Cox v. Industrial Commission

494 P.2d 781 | Ariz. Ct. App. | 1972

CASE, Judge.

Petitioner sustained certain injuries as a result of a one-vehicle accident which occurred in New Mexico on 23 October 1969. A claim for benefits was filed with the Industrial Commission which issued its Findings and Award for Non-Compensable Cases on 9 June 1970 holding that petitioner was an independent contractor. Petitioner timely requested a hearing which was held and on 5 February 1971 the Commission issued its Decision upon Hearing and Findings and Award for Non-Compensable Case, again holding that petitioner was an independent contractor and that the Commission had no jurisdiction. A Request for Review was filed and on 3 May 1971 a Decision upon Review Affirming Decision upon Hearing and Findings and Award for Non-Compensable Case was issued by the Commission. This appeal followed.

The sole question presented for our consideration is:

Did the Industrial Commission of Arizona have jurisdiction in this matter?

It is elementary that a person seeking workmen’s compensation has the bur*582den of proving that he is an employee within the provisions of the Workmen’s Compensation Act. Ferrell v. Industrial Commission, 79 Ariz. 278, 288 P.2d 492 (1955). Our review of the evidence indicates that petitioner did not carry his burden. Petitioner contended that he was an employee but he adduced no evidence as to whom his employer might be.

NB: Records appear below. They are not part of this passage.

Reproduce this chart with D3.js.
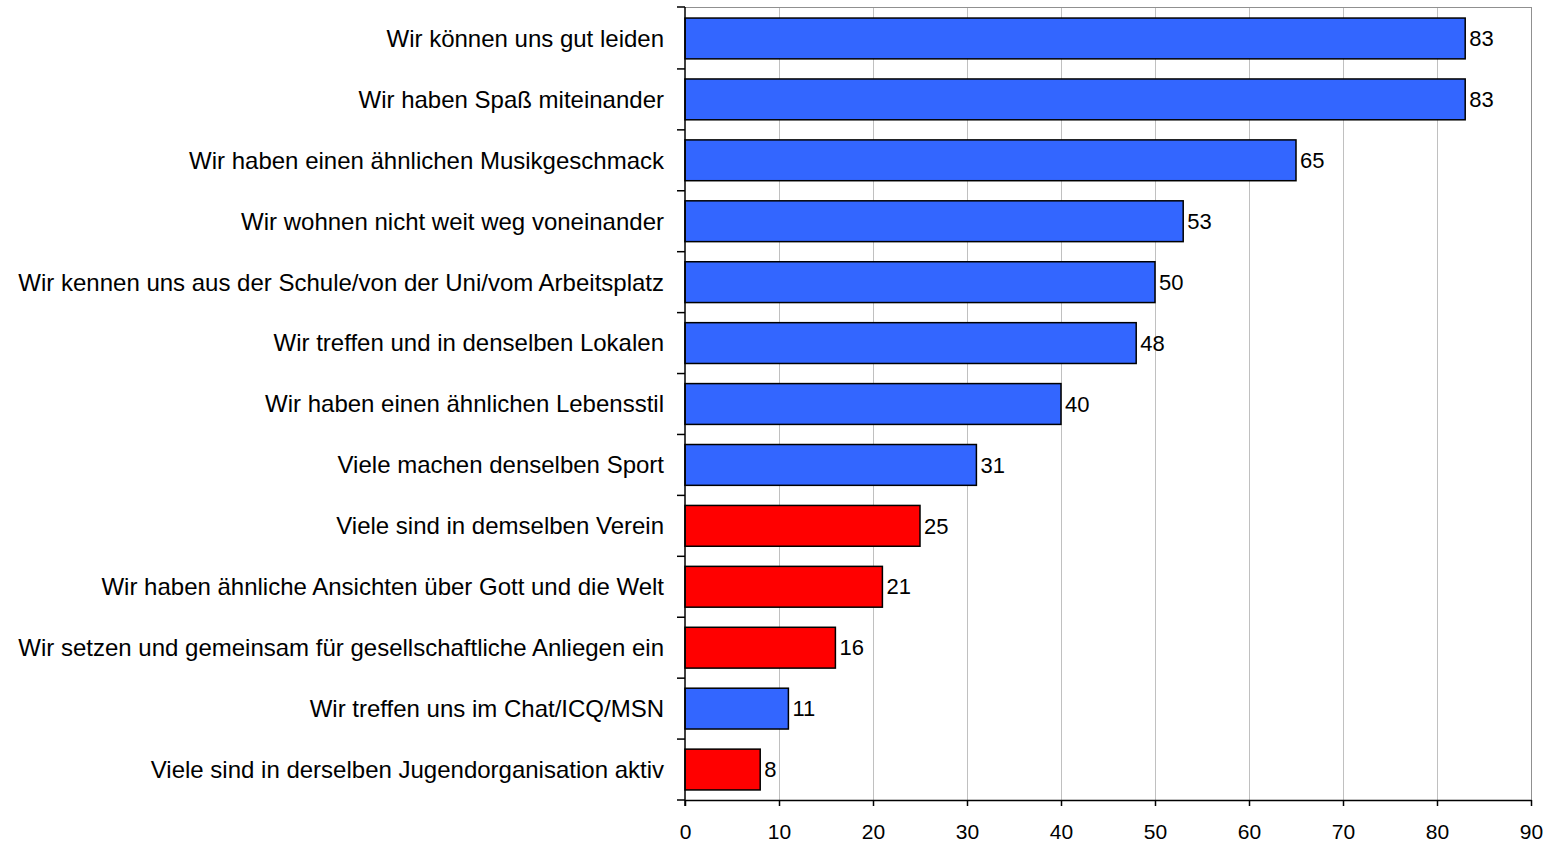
<!DOCTYPE html>
<html><head><meta charset="utf-8">
<script src="https://cdn.jsdelivr.net/npm/d3@7"></script>
<style>body{margin:0;background:#fff;}svg{display:block;font-family:"Liberation Sans",Arial,sans-serif;}</style>
</head><body><svg id="c" width="1556" height="842"></svg>
<script>
const categories = [
  "Wir können uns gut leiden",
  "Wir haben Spaß miteinander",
  "Wir haben einen ähnlichen Musikgeschmack",
  "Wir wohnen nicht weit weg voneinander",
  "Wir kennen uns aus der Schule/von der Uni/vom Arbeitsplatz",
  "Wir treffen und in denselben Lokalen",
  "Wir haben einen ähnlichen Lebensstil",
  "Viele machen denselben Sport",
  "Viele sind in demselben Verein",
  "Wir haben ähnliche Ansichten über Gott und die Welt",
  "Wir setzen und gemeinsam für gesellschaftliche Anliegen ein",
  "Wir treffen uns im Chat/ICQ/MSN",
  "Viele sind in derselben Jugendorganisation aktiv"
];
const values = [83, 83, 65, 53, 50, 48, 40, 31, 25, 21, 16, 11, 8];
const groups = ["b","b","b","b","b","b","b","b","r","r","r","b","r"];
const xTicks = [0,10,20,30,40,50,60,70,80,90];

const colorMap = {b:"#3366FF", r:"#FF0000"};
const svg = d3.select("#c");
const L = 685, R = 1531, T = 8, B = 800;
const x = d3.scaleLinear().domain([0,90]).range([L,R]);
const y = d3.scaleBand().domain(categories).range([T,B]).paddingInner(0.33).paddingOuter(0.165);
const yb = d3.scaleBand().domain(categories).range([T,B]);

// grid
svg.append("g").selectAll("line").data(xTicks.slice(1,-1)).join("line")
  .attr("x1",d=>x(d)).attr("x2",d=>x(d)).attr("y1",T).attr("y2",B)
  .attr("stroke","#c0c0c0").attr("stroke-width",1).attr("shape-rendering","crispEdges");
// plot border top/right
svg.append("path").attr("d",`M${L},${T-0.5}H${R+0.5}V${B}`).attr("fill","none")
  .attr("stroke","#909090").attr("stroke-width",1).attr("shape-rendering","crispEdges");

// bars
svg.append("g").selectAll("rect").data(values).join("rect")
  .attr("x",x(0)).attr("y",(d,i)=>y(categories[i]))
  .attr("width",d=>x(d)-x(0)).attr("height",y.bandwidth())
  .attr("fill",(d,i)=>colorMap[groups[i]]).attr("stroke","#000").attr("stroke-width",1.5);

// value labels
svg.append("g").selectAll("text").data(values).join("text")
  .attr("x",d=>x(d)+4).attr("y",(d,i)=>y(categories[i])+y.bandwidth()/2)
  .attr("dy","0.35em").attr("font-size",22).attr("fill","#000").text(d=>d);

// y axis
const ya = svg.append("g");
ya.append("line").attr("x1",L).attr("x2",L).attr("y1",T-1).attr("y2",B+6).attr("stroke","#000").attr("stroke-width",1.5);
const bounds = [T-1].concat(categories.slice(1).map(c=>yb(c))).concat([B]);
ya.selectAll("line.t").data(bounds).join("line").attr("class","t")
  .attr("x1",L-8).attr("x2",L).attr("y1",d=>d).attr("y2",d=>d).attr("stroke","#000").attr("stroke-width",1.5);
ya.selectAll("text").data(categories).join("text")
  .attr("x",664).attr("y",d=>yb(d)+yb.bandwidth()/2).attr("dy","0.35em")
  .attr("text-anchor","end").attr("font-size",24).attr("fill","#000").text(d=>d);

// x axis
const xa = svg.append("g").attr("transform",`translate(0,${B})`)
  .call(d3.axisBottom(x).tickValues(xTicks).tickSize(6).tickPadding(18).tickSizeOuter(0));
xa.select(".domain").attr("stroke","#000").attr("stroke-width",1.5);
xa.selectAll(".tick line").attr("stroke","#000").attr("stroke-width",1.5);
xa.selectAll("text").attr("font-size",21).attr("fill","#000").attr("font-family","Liberation Sans, Arial, sans-serif");
</script></body></html>
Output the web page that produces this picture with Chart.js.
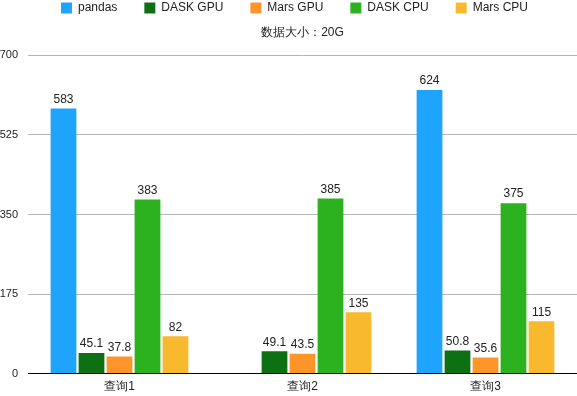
<!DOCTYPE html>
<html>
<head>
<meta charset="utf-8">
<script src="https://cdn.jsdelivr.net/npm/chart.js@4"></script>
<style>
  html, body { margin: 0; padding: 0; background: #fff; }
  #wrap { width: 577px; height: 396px; }
</style>
</head>
<body>
<div id="wrap"><canvas id="chart"></canvas></div>
<script>
const categories = ['查询1', '查询2', '查询3'];
const seriesNames = ['pandas', 'DASK GPU', 'Mars GPU', 'DASK CPU', 'Mars CPU'];
const pandas = [583, null, 624];
const daskGpu = [45.1, 49.1, 50.8];
const marsGpu = [37.8, 43.5, 35.6];
const daskCpu = [383, 385, 375];
const marsCpu = [82, 135, 115];
const yTicks = [0, 175, 350, 525, 700];
const colors = ['#1ea4fc', '#0d7114', '#fd952a', '#2cb21f', '#f9b92e'];

Chart.defaults.font.family = '"Liberation Sans", Arial, sans-serif';
Chart.defaults.color = '#222';

// labels above each bar
const barLabels = {
  id: 'barLabels',
  afterDatasetsDraw(chart) {
    const ctx = chart.ctx;
    ctx.save();
    ctx.font = '12px "Liberation Sans", Arial, sans-serif';
    ctx.fillStyle = '#222';
    ctx.textAlign = 'center';
    ctx.textBaseline = 'bottom';
    chart.data.datasets.forEach((ds, i) => {
      chart.getDatasetMeta(i).data.forEach((bar, j) => {
        const v = ds.data[j];
        if (v == null) return;
        ctx.fillText(String(v), bar.x, bar.y - 3);
      });
    });
    ctx.restore();
  }
};

// nudge legend right a little, and centre the title over the plot area
const boxShift = {
  id: 'boxShift',
  afterLayout(chart) {
    if (chart.legend) {
      chart.legend.left += 6;
      chart.legend.right += 6;
    }
    if (chart.titleBlock) {
      const dx = chart.chartArea.left / 2;
      chart.titleBlock.left += dx;
      chart.titleBlock.right += dx;
    }
  }
};

const allSeries = [pandas, daskGpu, marsGpu, daskCpu, marsCpu];

new Chart(document.getElementById('chart'), {
  type: 'bar',
  data: {
    labels: categories,
    datasets: allSeries.map((d, i) => ({
      label: seriesNames[i],
      data: d,
      backgroundColor: colors[i],
      categoryPercentage: 0.765,
      barPercentage: 0.92
    }))
  },
  options: {
    responsive: true,
    maintainAspectRatio: false,
    animation: false,
    layout: { padding: { left: 0, right: 0, top: -25, bottom: -4 } },
    plugins: {
      legend: {
        weight: 3000,
        labels: { boxWidth: 11, boxHeight: 11, padding: 27, font: { size: 12 } }
      },
      title: {
        display: true,
        text: '数据大小：20G',
        font: { size: 12, weight: 'normal' },
        color: '#222',
        padding: { top: 1, bottom: 16 }
      },
      tooltip: { enabled: false }
    },
    scales: {
      x: {
        grid: { display: false, drawTicks: false },
        border: { color: '#000', width: 1 },
        ticks: { font: { size: 12 }, color: '#222', padding: 6 }
      },
      y: {
        min: 0,
        max: 700,
        afterBuildTicks(axis) { axis.ticks = yTicks.map(v => ({ value: v })); },
        afterFit(axis) { axis.width = 28; },
        grid: { color: '#b4b4b4', drawTicks: false },
        border: { display: false },
        ticks: { font: { size: 11 }, color: '#222', padding: 10 }
      }
    }
  },
  plugins: [barLabels, boxShift]
});
</script>
</body>
</html>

The file reflects that petitioner was a self-employed truck driver who contracted to deliver merchandise for an agreed price and that the truck which he operated was his personal property.

Petitioner introduced into evidence a certificate of insurance with the Universal Underwriters Insurance Company which, upon a cursory reading, would seem to indicate that the said Universal had issued a “Workmen’s Compensation policy” to Motor Truck Owner’s Conference, Inc., of which organization petitioner was a member. A closer reading of said certificate, however, indicates that the policy, if any, which is evidenced by the certificate, provides coverage to its members and employees in accordance with Workmen’s Compensation Benefits which would be paid if the member were covered by the Workmen’s Compensation laws in such state.

We therefore hold that since petitioner did not establish that he was an employee, the Industrial Commission had no jurisdiction.

The award is affirmed.

STEVENS, P. J., and DONOFRIO, J., concur.